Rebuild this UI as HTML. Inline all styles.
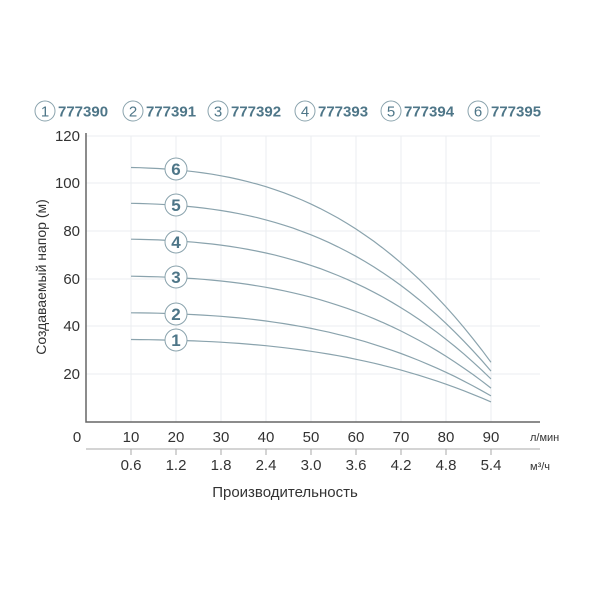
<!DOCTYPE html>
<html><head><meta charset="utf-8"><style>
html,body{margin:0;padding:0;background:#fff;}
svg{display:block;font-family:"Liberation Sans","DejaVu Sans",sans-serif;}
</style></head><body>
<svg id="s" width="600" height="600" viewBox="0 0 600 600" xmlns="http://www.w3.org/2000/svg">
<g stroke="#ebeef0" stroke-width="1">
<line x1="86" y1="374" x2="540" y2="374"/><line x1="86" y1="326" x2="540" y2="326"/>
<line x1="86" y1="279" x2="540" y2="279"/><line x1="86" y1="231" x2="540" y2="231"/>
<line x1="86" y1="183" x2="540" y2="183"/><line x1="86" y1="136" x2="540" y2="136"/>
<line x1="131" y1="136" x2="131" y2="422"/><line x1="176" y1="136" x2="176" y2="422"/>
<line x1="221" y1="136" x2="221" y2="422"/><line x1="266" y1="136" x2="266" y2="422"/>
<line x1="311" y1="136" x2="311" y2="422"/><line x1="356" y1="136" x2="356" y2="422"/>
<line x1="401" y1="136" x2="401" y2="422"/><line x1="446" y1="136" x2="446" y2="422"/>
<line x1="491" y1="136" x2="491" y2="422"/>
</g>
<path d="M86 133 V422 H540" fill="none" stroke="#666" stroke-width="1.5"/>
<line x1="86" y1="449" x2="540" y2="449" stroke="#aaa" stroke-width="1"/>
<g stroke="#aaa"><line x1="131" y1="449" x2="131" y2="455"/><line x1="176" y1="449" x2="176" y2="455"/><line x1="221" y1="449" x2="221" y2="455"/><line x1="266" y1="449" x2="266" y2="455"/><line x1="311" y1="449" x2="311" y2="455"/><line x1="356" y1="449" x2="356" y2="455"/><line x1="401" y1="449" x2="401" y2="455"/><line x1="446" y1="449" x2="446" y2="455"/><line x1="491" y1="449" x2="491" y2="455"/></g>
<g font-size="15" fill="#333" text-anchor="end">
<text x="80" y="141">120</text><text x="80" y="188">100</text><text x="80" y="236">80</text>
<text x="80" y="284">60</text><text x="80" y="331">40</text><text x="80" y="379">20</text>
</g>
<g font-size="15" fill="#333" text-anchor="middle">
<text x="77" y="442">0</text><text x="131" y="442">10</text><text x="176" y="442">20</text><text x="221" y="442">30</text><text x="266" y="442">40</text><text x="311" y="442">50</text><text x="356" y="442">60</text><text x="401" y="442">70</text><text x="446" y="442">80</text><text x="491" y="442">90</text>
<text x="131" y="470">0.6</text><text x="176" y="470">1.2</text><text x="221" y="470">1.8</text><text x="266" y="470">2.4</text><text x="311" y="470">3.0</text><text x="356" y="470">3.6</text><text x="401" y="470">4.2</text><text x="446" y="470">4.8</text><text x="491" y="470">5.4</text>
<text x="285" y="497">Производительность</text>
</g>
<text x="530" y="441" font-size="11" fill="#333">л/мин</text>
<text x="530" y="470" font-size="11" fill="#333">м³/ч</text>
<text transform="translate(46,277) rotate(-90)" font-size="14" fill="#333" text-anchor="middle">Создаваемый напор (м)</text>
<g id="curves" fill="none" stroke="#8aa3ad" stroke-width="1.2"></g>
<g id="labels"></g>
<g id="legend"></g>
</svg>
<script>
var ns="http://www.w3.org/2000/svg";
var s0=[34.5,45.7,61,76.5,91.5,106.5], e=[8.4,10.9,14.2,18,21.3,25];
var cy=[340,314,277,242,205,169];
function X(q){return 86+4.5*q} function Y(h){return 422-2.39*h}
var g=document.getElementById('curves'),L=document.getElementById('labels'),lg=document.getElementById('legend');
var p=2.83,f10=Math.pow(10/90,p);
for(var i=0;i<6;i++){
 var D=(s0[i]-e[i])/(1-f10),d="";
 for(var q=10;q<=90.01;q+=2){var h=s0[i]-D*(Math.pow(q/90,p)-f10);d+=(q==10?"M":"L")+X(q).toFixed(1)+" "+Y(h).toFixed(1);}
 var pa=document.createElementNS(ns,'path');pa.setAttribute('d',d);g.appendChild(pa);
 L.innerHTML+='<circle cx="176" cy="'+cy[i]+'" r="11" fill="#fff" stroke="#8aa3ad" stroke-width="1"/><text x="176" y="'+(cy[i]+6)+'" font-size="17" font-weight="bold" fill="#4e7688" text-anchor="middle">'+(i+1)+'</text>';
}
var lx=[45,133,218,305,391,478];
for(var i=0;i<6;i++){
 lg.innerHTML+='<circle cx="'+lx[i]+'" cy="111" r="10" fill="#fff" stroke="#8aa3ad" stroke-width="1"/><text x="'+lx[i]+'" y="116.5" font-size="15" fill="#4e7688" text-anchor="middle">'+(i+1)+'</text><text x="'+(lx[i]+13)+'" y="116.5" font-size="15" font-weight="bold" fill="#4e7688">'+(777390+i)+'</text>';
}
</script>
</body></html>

-------------------------

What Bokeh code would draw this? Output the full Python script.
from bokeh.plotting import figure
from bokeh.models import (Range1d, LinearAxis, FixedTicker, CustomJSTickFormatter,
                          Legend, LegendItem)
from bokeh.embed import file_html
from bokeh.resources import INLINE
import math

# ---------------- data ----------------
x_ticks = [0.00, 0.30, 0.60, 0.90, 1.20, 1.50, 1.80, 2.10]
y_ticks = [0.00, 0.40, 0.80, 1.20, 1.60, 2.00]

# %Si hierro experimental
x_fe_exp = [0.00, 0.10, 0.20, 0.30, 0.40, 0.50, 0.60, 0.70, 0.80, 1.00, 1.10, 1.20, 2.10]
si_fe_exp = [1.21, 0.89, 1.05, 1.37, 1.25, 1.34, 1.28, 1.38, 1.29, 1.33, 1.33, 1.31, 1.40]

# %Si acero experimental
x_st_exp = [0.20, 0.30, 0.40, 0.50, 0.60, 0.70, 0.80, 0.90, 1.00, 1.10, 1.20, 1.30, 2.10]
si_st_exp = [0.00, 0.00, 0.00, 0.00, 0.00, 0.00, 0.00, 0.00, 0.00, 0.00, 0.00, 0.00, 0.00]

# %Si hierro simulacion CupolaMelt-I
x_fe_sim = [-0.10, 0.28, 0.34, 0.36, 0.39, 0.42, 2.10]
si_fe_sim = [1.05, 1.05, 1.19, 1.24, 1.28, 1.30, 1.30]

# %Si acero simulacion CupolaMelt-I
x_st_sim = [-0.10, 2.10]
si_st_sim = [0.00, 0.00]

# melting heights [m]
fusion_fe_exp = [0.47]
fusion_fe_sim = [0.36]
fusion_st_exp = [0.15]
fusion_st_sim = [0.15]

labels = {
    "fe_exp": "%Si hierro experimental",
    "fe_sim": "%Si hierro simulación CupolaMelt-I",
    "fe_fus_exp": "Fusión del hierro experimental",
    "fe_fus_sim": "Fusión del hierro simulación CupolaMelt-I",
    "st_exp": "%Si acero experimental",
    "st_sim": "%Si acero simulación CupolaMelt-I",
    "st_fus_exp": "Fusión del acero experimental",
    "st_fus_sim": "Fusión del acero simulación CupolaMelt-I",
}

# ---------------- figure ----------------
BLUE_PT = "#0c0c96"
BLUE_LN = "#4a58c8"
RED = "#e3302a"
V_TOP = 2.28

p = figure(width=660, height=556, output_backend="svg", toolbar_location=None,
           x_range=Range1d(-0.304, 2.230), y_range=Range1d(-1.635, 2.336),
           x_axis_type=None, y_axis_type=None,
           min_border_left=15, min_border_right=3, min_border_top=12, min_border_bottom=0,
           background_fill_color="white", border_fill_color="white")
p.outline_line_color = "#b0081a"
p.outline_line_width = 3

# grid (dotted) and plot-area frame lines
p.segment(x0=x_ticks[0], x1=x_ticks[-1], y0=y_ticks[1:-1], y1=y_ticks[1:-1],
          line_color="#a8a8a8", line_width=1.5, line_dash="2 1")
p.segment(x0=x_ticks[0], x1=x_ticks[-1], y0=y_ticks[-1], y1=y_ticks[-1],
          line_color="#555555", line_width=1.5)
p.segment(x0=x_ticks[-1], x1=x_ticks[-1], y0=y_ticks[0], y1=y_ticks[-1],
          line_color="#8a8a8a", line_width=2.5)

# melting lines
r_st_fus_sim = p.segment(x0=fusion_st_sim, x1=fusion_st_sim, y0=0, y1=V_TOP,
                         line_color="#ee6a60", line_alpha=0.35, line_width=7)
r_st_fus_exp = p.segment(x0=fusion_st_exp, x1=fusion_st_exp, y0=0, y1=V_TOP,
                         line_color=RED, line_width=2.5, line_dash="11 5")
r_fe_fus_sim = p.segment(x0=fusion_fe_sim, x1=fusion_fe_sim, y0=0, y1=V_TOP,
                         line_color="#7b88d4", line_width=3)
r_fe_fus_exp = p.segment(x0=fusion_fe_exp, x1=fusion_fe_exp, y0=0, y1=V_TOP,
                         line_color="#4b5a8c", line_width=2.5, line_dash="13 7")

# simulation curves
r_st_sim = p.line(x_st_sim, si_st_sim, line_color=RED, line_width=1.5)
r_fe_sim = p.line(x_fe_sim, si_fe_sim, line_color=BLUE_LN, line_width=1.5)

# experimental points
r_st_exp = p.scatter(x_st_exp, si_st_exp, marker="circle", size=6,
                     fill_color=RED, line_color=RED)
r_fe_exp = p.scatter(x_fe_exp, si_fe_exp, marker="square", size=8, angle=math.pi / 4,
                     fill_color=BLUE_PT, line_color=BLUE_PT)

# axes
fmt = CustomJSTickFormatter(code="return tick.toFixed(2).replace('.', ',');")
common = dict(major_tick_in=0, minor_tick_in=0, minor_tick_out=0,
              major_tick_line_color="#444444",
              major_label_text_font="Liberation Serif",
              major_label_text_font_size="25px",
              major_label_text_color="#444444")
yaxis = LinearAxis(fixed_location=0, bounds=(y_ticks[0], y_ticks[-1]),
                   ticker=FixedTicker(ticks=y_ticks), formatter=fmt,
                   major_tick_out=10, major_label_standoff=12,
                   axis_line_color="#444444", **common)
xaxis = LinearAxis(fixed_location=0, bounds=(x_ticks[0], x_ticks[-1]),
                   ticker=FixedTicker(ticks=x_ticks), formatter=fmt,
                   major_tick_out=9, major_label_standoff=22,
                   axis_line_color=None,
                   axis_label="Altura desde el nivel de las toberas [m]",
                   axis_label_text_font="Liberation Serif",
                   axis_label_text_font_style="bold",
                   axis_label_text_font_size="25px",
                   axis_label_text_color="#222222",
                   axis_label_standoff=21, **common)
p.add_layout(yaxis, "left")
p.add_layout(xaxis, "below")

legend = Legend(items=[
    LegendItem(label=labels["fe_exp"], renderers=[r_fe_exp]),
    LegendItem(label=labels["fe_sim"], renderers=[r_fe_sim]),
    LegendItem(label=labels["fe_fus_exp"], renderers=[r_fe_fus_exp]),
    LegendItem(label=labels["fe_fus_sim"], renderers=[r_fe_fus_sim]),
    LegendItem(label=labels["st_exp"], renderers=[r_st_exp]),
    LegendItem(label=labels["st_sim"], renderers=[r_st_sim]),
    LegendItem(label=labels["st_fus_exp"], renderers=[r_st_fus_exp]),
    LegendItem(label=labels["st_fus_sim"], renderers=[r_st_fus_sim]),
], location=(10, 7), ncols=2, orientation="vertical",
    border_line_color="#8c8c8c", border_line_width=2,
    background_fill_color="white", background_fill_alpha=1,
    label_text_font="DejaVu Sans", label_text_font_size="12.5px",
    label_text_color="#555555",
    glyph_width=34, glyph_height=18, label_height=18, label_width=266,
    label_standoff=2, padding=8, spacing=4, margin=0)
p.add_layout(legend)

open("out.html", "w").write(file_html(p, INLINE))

-------------------------

→ **Do this**
The line containing "What Bokeh code" opens the part, and the line containing "import math" closes it. Output that part exactly, with both, and only that.

→ **Answer to the task**
What Bokeh code would draw this? Output the full Python script.
from bokeh.plotting import figure
from bokeh.models import (Range1d, LinearAxis, FixedTicker, CustomJSTickFormatter,
                          Legend, LegendItem)
from bokeh.embed import file_html
from bokeh.resources import INLINE
import math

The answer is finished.